Tell me what to do about you ? Something on your mind, baby all of the time.
Tell me what to do, about you. Is there anyway, anything I can say so it won’t break us in two. ‘Cause it’s been a long time coming, and I can’t stop loving you. Tell me what to do about you. You think about it, can we ever change ? How can I make you stay, I love you but you don’t know what to believe in.
Please tell me what to do, because I can’t stop loving you.
Anthony, can we please just talk? I mean, can you please come back? I don’t know what I am supposed to do anymore. I need you, I always did. Things went so fucking wrong, I’m just so lost. It hurts like hell. I kept telling myself I am over you, that you’ll never come back. I’m sure you believed everything that I said, but I’m not sure you realize that what I said is not what I meant.

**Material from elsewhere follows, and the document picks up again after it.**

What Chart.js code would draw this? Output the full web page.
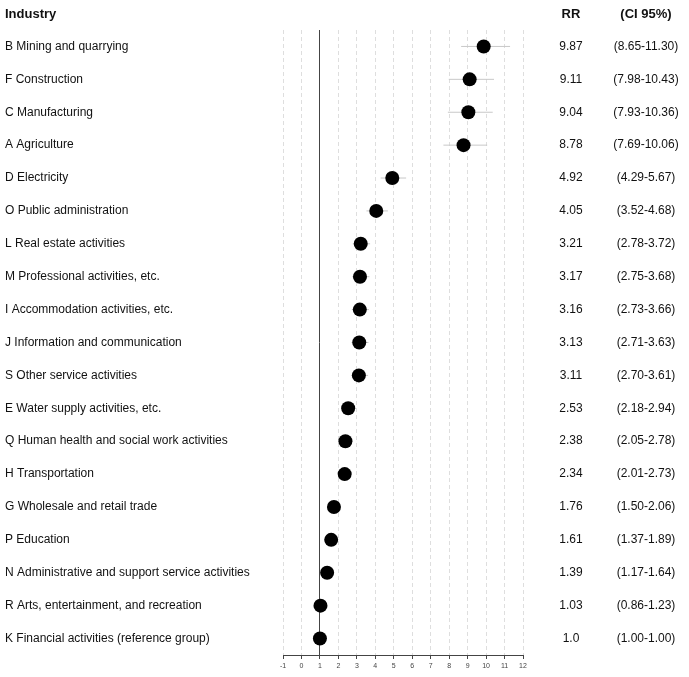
<!DOCTYPE html>
<html>
<head>
<meta charset="utf-8">
<script src="https://cdn.jsdelivr.net/npm/chart.js@4.4.1/dist/chart.umd.min.js"></script>
<style>
  html, body { margin: 0; padding: 0; background: #fff; }
  #wrap { width: 689px; height: 677px; }
</style>
</head>
<body>
<div id="wrap"><canvas id="forest"></canvas></div>
<script>
const industries = [
  "B Mining and quarrying",
  "F Construction",
  "C Manufacturing",
  "A Agriculture",
  "D Electricity",
  "O Public administration",
  "L Real estate activities",
  "M Professional activities, etc.",
  "I Accommodation activities, etc.",
  "J Information and communication",
  "S Other service activities",
  "E Water supply activities, etc.",
  "Q Human health and social work activities",
  "H Transportation",
  "G Wholesale and retail trade",
  "P Education",
  "N Administrative and support service activities",
  "R Arts, entertainment, and recreation",
  "K Financial activities (reference group)"
];
const rr    = [9.87, 9.11, 9.04, 8.78, 4.92, 4.05, 3.21, 3.17, 3.16, 3.13, 3.11, 2.53, 2.38, 2.34, 1.76, 1.61, 1.39, 1.03, 1.0];
const ciLow = [8.65, 7.98, 7.93, 7.69, 4.29, 3.52, 2.78, 2.75, 2.73, 2.71, 2.70, 2.18, 2.05, 2.01, 1.50, 1.37, 1.17, 0.86, 1.00];
const ciHigh= [11.30, 10.43, 10.36, 10.06, 5.67, 4.68, 3.72, 3.68, 3.66, 3.63, 3.61, 2.94, 2.78, 2.73, 2.06, 1.89, 1.64, 1.23, 1.00];
const xMin = -1, xMax = 12;

const FONT = "'Liberation Sans', Arial, sans-serif";

// one small line dataset per row for the CI whiskers
const ciSets = industries.map((name, i) => ({
  type: 'scatter',
  data: [{x: ciLow[i], y: name}, {x: ciHigh[i], y: name}],
  showLine: true,
  borderColor: '#c8c8c8',
  borderWidth: 1,
  pointRadius: 0,
  order: 2
}));

const fmtRR = v => Number.isInteger(v) ? v.toFixed(1) : String(v);

const sideText = {
  id: 'sideText',
  afterDraw(chart) {
    const ctx = chart.ctx;
    const y = chart.scales.y;
    ctx.save();
    ctx.fillStyle = '#111';
    ctx.textBaseline = 'middle';
    ctx.font = 'bold 13px ' + FONT;
    ctx.textAlign = 'left';
    ctx.fillText('Industry', 5, 14);
    ctx.textAlign = 'center';
    ctx.fillText('RR', 571, 14);
    ctx.fillText('(CI 95%)', 646, 14);
    ctx.font = '12px ' + FONT;
    industries.forEach((name, i) => {
      const py = y.getPixelForValue(i);
      ctx.fillText(fmtRR(rr[i]), 571, py);
      ctx.fillText('(' + ciLow[i].toFixed(2) + '-' + ciHigh[i].toFixed(2) + ')', 646, py);
    });
    ctx.restore();
  }
};

new Chart(document.getElementById('forest').getContext('2d'), {
  type: 'scatter',
  data: {
    labels: industries,
    datasets: [
      {
        data: industries.map((name, i) => ({x: rr[i], y: name})),
        backgroundColor: '#000',
        borderWidth: 0,
        pointRadius: 7,
        pointHoverRadius: 7,
        order: 1
      },
      ...ciSets
    ]
  },
  options: {
    responsive: true,
    maintainAspectRatio: false,
    animation: false,
    layout: { padding: { left: 5, right: 166, top: 30, bottom: 0 } },
    plugins: { legend: { display: false }, tooltip: { enabled: false } },
    scales: {
      x: {
        type: 'linear',
        min: xMin,
        max: xMax,
        afterFit: s => { s.height = 22; },
        ticks: {
          stepSize: 1,
          color: '#444',
          font: { family: FONT, size: 7 },
          padding: 3
        },
        grid: {
          color: c => c.tick && c.tick.value === 1 ? '#444' : '#dedede',
          lineWidth: 1,
          tickColor: '#444',
          tickLength: 4,
          tickBorderDash: []
        },
        border: {
          display: true,
          color: '#444',
          width: 1,
          dash: c => c.tick && c.tick.value === 1 ? [] : [4, 3]
        }
      },
      y: {
        type: 'category',
        labels: industries,
        offset: true,
        afterFit: s => { s.width = 278; },
        ticks: {
          crossAlign: 'far',
          color: '#111',
          font: { family: FONT, size: 12 }
        },
        grid: { display: false },
        border: { display: false }
      }
    }
  },
  plugins: [sideText]
});
</script>
</body>
</html>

Here’s the truth, I can’t go on without, yeah you’re still my only one. I am inlove with you, and I’ll never get over you. There’s something that keeps me going, just thinking that one day maybe you’ll come back, it puts a smile on my face just like once you did. I miss you quite terribly, and I hope..you miss me too.
If it’s meant to be it will be, but what if you don’t give us a chance ?
Minutes turn to months… the silence of the phone just mocks my cry when I see that you’ve moved on. I still hope that you’ll talk to me, and when my phone finally rings I want your voice on the line. Secret’s out that I did care about you, you left, it broke me and there’s nothing I could do. I want to say so much more but, the hope is fading from my lips. I found you once, you’re lost again. Will you ever come back one day ?
Do I ever cross your mind ? Cause you’re on mine all the time. I can’t believe how unfair life is, sometimes.